Taylor, who’s a Girl Scout, got the idea to set up at the grocery store after her troop had success there selling cookies. A bulletin board Taylor created showcased laminated articles from the Times-Tribune about the original house fire and Old Dominion’s rebuilt house a few months later. The Wynns also saved photos and well-wishes handwritten by the church volunteer team.
Friends for Families has had volunteer builders in town nearly every week this summer — 14 groups in all.
First Baptist Church in Cherryville, N.C., which helped finish the Wynn’s house last year, is coming on Saturday to work on a project. Old Dominion members were also back in Whitley County this week, working on four projects in Whitley County, including replacing a deck and several rotted windows at the Girl’s Ranch home for young women.
They also stopped by to see how the Wynns like their new place, which Taylor says is “awesome.”

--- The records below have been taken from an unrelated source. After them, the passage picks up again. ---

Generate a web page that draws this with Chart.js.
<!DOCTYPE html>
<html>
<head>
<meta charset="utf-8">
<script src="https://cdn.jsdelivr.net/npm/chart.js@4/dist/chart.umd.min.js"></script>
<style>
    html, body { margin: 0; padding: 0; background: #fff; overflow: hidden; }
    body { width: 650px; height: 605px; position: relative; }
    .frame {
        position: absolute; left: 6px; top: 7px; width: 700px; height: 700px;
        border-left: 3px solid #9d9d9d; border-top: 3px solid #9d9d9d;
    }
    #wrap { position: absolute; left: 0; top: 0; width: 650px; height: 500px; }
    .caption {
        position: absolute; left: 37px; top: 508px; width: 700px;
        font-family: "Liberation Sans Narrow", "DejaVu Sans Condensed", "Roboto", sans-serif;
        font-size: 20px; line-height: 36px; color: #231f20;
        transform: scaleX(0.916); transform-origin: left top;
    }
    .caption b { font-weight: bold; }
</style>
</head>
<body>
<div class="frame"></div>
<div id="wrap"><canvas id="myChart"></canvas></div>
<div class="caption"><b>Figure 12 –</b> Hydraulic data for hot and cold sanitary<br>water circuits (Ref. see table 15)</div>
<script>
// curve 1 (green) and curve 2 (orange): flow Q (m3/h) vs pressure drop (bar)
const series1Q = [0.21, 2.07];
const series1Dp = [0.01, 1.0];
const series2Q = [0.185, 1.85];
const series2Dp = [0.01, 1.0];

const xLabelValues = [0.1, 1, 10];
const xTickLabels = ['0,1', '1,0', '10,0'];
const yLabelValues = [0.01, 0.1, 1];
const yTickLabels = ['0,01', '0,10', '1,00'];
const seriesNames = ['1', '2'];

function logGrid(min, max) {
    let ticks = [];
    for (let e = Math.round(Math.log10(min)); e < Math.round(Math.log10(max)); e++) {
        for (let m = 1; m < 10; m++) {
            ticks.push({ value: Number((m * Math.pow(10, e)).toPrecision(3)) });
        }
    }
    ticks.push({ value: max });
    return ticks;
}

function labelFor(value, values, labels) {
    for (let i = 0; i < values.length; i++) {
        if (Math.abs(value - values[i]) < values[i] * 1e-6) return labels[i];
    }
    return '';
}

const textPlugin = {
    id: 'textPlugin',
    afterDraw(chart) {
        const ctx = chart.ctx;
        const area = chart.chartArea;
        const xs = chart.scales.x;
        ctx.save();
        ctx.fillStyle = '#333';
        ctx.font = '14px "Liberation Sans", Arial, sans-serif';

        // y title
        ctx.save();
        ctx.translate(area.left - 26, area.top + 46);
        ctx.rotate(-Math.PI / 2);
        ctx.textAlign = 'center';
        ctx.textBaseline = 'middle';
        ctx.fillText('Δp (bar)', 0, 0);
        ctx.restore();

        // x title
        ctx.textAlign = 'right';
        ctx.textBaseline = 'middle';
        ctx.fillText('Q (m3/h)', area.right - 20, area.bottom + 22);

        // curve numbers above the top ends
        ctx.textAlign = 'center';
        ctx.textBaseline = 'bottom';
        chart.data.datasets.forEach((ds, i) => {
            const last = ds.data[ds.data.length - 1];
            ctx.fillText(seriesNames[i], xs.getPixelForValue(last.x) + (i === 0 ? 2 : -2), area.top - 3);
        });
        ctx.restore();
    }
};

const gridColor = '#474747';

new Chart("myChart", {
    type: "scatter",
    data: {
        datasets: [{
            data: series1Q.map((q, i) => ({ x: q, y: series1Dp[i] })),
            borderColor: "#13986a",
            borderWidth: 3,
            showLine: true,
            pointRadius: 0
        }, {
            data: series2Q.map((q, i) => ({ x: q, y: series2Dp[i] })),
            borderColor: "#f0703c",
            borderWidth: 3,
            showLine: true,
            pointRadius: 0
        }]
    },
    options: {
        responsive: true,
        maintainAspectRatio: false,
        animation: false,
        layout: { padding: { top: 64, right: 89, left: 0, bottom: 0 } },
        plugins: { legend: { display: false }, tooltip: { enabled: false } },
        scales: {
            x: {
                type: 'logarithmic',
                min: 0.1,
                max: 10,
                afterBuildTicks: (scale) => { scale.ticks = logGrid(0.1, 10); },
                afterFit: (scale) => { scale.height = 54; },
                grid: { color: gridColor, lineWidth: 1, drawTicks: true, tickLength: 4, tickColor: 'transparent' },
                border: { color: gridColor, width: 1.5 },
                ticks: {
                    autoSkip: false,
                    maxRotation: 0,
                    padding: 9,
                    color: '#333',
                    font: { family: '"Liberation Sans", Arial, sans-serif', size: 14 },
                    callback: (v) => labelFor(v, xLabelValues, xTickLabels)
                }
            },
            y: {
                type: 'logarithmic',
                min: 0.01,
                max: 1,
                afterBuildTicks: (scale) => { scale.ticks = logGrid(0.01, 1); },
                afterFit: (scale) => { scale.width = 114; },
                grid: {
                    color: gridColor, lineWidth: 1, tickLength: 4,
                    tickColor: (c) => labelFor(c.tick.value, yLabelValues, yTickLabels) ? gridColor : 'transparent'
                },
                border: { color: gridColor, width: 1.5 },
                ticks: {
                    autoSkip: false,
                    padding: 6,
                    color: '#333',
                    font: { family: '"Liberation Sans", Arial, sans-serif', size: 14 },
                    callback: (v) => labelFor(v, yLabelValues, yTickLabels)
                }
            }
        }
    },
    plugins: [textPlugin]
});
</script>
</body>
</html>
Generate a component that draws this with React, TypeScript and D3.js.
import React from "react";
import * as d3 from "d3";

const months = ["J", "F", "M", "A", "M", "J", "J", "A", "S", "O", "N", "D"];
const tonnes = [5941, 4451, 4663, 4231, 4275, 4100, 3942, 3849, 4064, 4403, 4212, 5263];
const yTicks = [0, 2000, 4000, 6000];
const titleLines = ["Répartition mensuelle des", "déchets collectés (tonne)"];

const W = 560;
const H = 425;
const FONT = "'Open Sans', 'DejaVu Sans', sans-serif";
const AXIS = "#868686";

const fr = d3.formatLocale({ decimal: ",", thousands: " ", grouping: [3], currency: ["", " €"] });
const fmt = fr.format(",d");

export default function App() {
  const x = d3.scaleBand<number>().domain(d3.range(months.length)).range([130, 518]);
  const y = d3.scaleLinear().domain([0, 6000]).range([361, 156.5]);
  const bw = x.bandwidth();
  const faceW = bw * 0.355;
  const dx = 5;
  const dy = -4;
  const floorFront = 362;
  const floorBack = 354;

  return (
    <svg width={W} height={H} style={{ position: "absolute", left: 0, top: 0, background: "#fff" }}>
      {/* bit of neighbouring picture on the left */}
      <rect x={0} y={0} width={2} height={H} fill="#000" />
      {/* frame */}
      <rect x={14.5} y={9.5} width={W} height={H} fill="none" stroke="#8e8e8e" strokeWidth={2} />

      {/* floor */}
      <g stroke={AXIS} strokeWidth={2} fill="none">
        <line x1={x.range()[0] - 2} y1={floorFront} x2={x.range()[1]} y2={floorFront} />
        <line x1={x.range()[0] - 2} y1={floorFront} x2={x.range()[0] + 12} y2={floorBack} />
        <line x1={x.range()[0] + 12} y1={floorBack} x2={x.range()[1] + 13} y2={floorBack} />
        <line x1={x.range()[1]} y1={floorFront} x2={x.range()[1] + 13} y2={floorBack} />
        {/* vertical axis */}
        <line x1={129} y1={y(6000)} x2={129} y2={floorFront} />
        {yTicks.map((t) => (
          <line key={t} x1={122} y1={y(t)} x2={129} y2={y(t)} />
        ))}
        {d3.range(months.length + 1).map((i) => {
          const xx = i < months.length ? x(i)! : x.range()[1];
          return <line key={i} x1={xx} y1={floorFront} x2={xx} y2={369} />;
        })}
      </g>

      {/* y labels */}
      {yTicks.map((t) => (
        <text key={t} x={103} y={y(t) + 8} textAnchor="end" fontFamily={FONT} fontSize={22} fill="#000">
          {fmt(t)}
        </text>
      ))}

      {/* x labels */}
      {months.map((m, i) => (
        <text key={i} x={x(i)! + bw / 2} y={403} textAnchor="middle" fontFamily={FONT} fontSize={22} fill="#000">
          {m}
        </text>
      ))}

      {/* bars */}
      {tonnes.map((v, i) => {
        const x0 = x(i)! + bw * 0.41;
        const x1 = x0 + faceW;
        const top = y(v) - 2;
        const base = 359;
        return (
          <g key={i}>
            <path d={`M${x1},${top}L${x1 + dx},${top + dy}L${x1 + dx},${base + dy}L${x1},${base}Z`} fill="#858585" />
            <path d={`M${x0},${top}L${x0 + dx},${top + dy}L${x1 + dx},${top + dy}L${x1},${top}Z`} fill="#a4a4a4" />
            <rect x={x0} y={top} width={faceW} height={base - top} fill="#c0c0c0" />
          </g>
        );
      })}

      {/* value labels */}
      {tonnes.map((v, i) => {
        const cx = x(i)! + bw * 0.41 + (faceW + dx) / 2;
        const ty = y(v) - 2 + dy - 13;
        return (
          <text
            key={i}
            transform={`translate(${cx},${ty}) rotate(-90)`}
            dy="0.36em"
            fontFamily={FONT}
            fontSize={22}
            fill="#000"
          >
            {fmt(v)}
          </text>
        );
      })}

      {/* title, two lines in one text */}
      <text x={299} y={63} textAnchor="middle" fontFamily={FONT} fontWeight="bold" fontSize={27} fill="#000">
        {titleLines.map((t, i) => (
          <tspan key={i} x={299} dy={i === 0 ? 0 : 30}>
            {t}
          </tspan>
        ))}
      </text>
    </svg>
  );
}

“Taylor’s been trying to figure out for a year on how she can help Old Dominion, and I’m very proud of Taylor, and I’m proud of Mary for supporting her,” said Melany Hanrahan with Friends for Families. “I encouraged her 100 percent. If everybody in the United States would look at what has been done for them in the past and turn around and give, we wouldn’t be in the shape that we’re in.”
The idea of “paying it forward” is central to Friends for Families’ mission. Several people who have had their homes worked on have since volunteered with Friends for Families. A man and woman who had their house repaired last year recently came out to pour the foundation for another family’s project, Hanrahan said.
“That’s exactly what we’re building for. We want people to get involved with their neighborhood, their community,” she said, “to teach people to rely on each other.”
Hanrahan cited the Grimm Brothers tale “Stone Soup,” about a group of travelers who stop in a poor village where no one will share their food. The travelers put a stone in a pot of boiling water for their soup, but ask residents to chip in just a little bit to add “flavor” to the soup. In the end, the residents have shared during a time of scarcity and learned that they can all reap the benefits.
“You take a little from one person to the other and eventually you’ve got a lot,” she said. “We all do our part, that’s what it’s all about.”